Begin SOURCE EXCERPT
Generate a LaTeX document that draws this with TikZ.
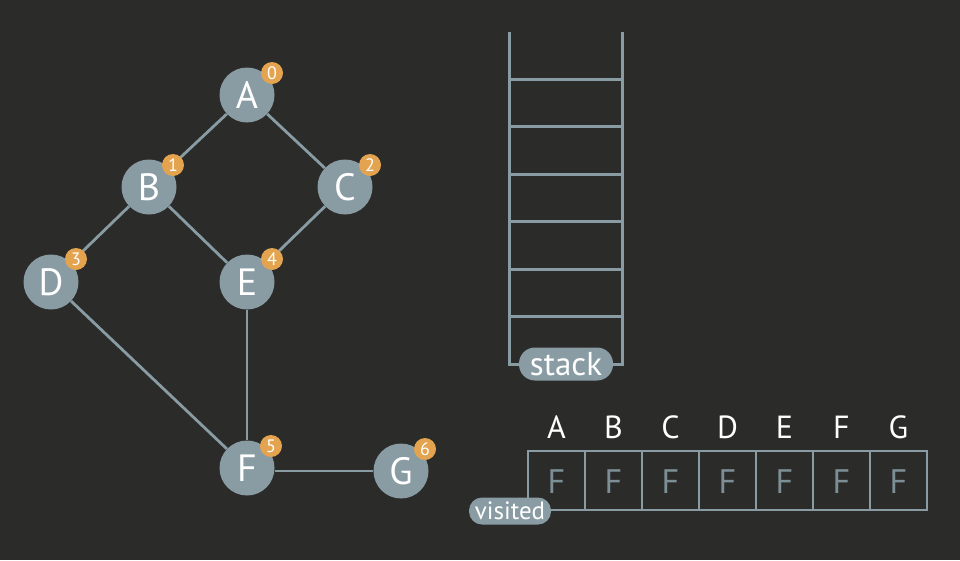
\documentclass[tikz,border=0pt]{standalone}
\usepackage{fontspec}
\setmainfont{PT Sans}
\definecolor{fond}{HTML}{2B2B29}
\definecolor{gris}{HTML}{8A9CA3}
\definecolor{grisF}{HTML}{7D8F96}
\definecolor{pastilleC}{HTML}{E3A34F}
\begin{document}
\begin{tikzpicture}[x=1pt,y=-1pt]
% Styles
\tikzstyle{sommet}=[circle,fill=gris,minimum size=55pt,inner sep=0pt,text=white,font=\fontsize{38}{38}\selectfont]
\tikzstyle{pastille}=[circle,fill=pastilleC,minimum size=22pt,inner sep=0pt,text=white,font=\fontsize{18}{18}\selectfont]
\tikzstyle{arete}=[gris,line width=2.8pt]
\tikzstyle{cadre}=[gris,line width=3pt]
\tikzstyle{case}=[gris,line width=2.5pt]
\tikzstyle{etiquette}=[fill=gris,inner sep=0pt,text=white]
% Dimensions
\def\Lrg{57}
\def\gauche{528}
\def\haut{451}
\def\bas{510}
\def\Pas{47.43}
% Fond
\fill[fond] (0,0) rectangle (960,560);
\useasboundingbox (0,0) rectangle (960,560);
% Sommets du graphe
\node[sommet] (A) at (247,95) {A};
\node[sommet] (B) at (149,187) {B};
\node[sommet] (C) at (345,187) {C};
\node[sommet] (D) at (51,282) {D};
\node[sommet] (E) at (247,282) {E};
\node[sommet] (F) at (247,468) {F};
\node[sommet] (G) at (401,471) {G};
% Aretes
\draw[arete] (A) -- (B);
\draw[arete] (A) -- (C);
\draw[arete] (B) -- (D);
\draw[arete] (B) -- (E);
\draw[arete] (C) -- (E);
\draw[arete] (D) -- (F);
\draw[arete] (E) -- (F);
\draw[arete] (G.west) -- (G.west -| F.east);
% Pastilles
\node[pastille] (nA) at (272,73) {0};
\node[pastille] (nB) at (173,165) {1};
\node[pastille] (nC) at (370,165) {2};
\node[pastille] (nD) at (76,259) {3};
\node[pastille] (nE) at (272,259) {4};
\node[pastille] (nF) at (271,446) {5};
\node[pastille] (nG) at (425,449) {6};
% Pile
\draw[cadre] (509,32) -- (509,364) -- (622,364) -- (622,32);
\foreach \k in {0,...,5}
  \draw[cadre] (509,79.4+\k*\Pas) -- (622,79.4+\k*\Pas);
\node[etiquette,minimum width=94pt,minimum height=33pt,rounded corners=16pt,font=\fontsize{33}{33}\selectfont] (stack) at (566,364) {stack};
% Tableau visited
\foreach \l [count=\i from 0] in {A,B,C,D,E,F,G} {
  \draw[case] (\gauche+\i*\Lrg,\haut) rectangle (\gauche+\i*\Lrg+\Lrg,\bas);
  \node[text=white,font=\fontsize{32}{32}\selectfont] (col\l) at (\gauche+\i*\Lrg+0.5*\Lrg,427) {\l};
  \node[text=grisF,font=\fontsize{34}{34}\selectfont] (val\l) at (\gauche+\i*\Lrg+0.5*\Lrg,482) {F};
}
\node[etiquette,minimum width=82pt,minimum height=27pt,rounded corners=13pt,font=\fontsize{25}{25}\selectfont] (visited) at (510,511) {visited};
\end{tikzpicture}
\end{document}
End SOURCE EXCERPT
SET PROBLEM – Repeat the data exactly in full, omitting its pictures.

SOLUTION FOR THIS EXERCISE –
Generate a LaTeX document that draws this with TikZ.
\documentclass[tikz,border=0pt]{standalone}
\usepackage{fontspec}
\setmainfont{PT Sans}
\definecolor{fond}{HTML}{2B2B29}
\definecolor{gris}{HTML}{8A9CA3}
\definecolor{grisF}{HTML}{7D8F96}
\definecolor{pastilleC}{HTML}{E3A34F}
\begin{document}
\begin{tikzpicture}[x=1pt,y=-1pt]
% Styles
\tikzstyle{sommet}=[circle,fill=gris,minimum size=55pt,inner sep=0pt,text=white,font=\fontsize{38}{38}\selectfont]
\tikzstyle{pastille}=[circle,fill=pastilleC,minimum size=22pt,inner sep=0pt,text=white,font=\fontsize{18}{18}\selectfont]
\tikzstyle{arete}=[gris,line width=2.8pt]
\tikzstyle{cadre}=[gris,line width=3pt]
\tikzstyle{case}=[gris,line width=2.5pt]
\tikzstyle{etiquette}=[fill=gris,inner sep=0pt,text=white]
% Dimensions
\def\Lrg{57}
\def\gauche{528}
\def\haut{451}
\def\bas{510}
\def\Pas{47.43}
% Fond
\fill[fond] (0,0) rectangle (960,560);
\useasboundingbox (0,0) rectangle (960,560);
% Sommets du graphe
\node[sommet] (A) at (247,95) {A};
\node[sommet] (B) at (149,187) {B};
\node[sommet] (C) at (345,187) {C};
\node[sommet] (D) at (51,282) {D};
\node[sommet] (E) at (247,282) {E};
\node[sommet] (F) at (247,468) {F};
\node[sommet] (G) at (401,471) {G};
% Aretes
\draw[arete] (A) -- (B);
\draw[arete] (A) -- (C);
\draw[arete] (B) -- (D);
\draw[arete] (B) -- (E);
\draw[arete] (C) -- (E);
\draw[arete] (D) -- (F);
\draw[arete] (E) -- (F);
\draw[arete] (G.west) -- (G.west -| F.east);
% Pastilles
\node[pastille] (nA) at (272,73) {0};
\node[pastille] (nB) at (173,165) {1};
\node[pastille] (nC) at (370,165) {2};
\node[pastille] (nD) at (76,259) {3};
\node[pastille] (nE) at (272,259) {4};
\node[pastille] (nF) at (271,446) {5};
\node[pastille] (nG) at (425,449) {6};
% Pile
\draw[cadre] (509,32) -- (509,364) -- (622,364) -- (622,32);
\foreach \k in {0,...,5}
  \draw[cadre] (509,79.4+\k*\Pas) -- (622,79.4+\k*\Pas);
\node[etiquette,minimum width=94pt,minimum height=33pt,rounded corners=16pt,font=\fontsize{33}{33}\selectfont] (stack) at (566,364) {stack};
% Tableau visited
\foreach \l [count=\i from 0] in {A,B,C,D,E,F,G} {
  \draw[case] (\gauche+\i*\Lrg,\haut) rectangle (\gauche+\i*\Lrg+\Lrg,\bas);
  \node[text=white,font=\fontsize{32}{32}\selectfont] (col\l) at (\gauche+\i*\Lrg+0.5*\Lrg,427) {\l};
  \node[text=grisF,font=\fontsize{34}{34}\selectfont] (val\l) at (\gauche+\i*\Lrg+0.5*\Lrg,482) {F};
}
\node[etiquette,minimum width=82pt,minimum height=27pt,rounded corners=13pt,font=\fontsize{25}{25}\selectfont] (visited) at (510,511) {visited};
\end{tikzpicture}
\end{document}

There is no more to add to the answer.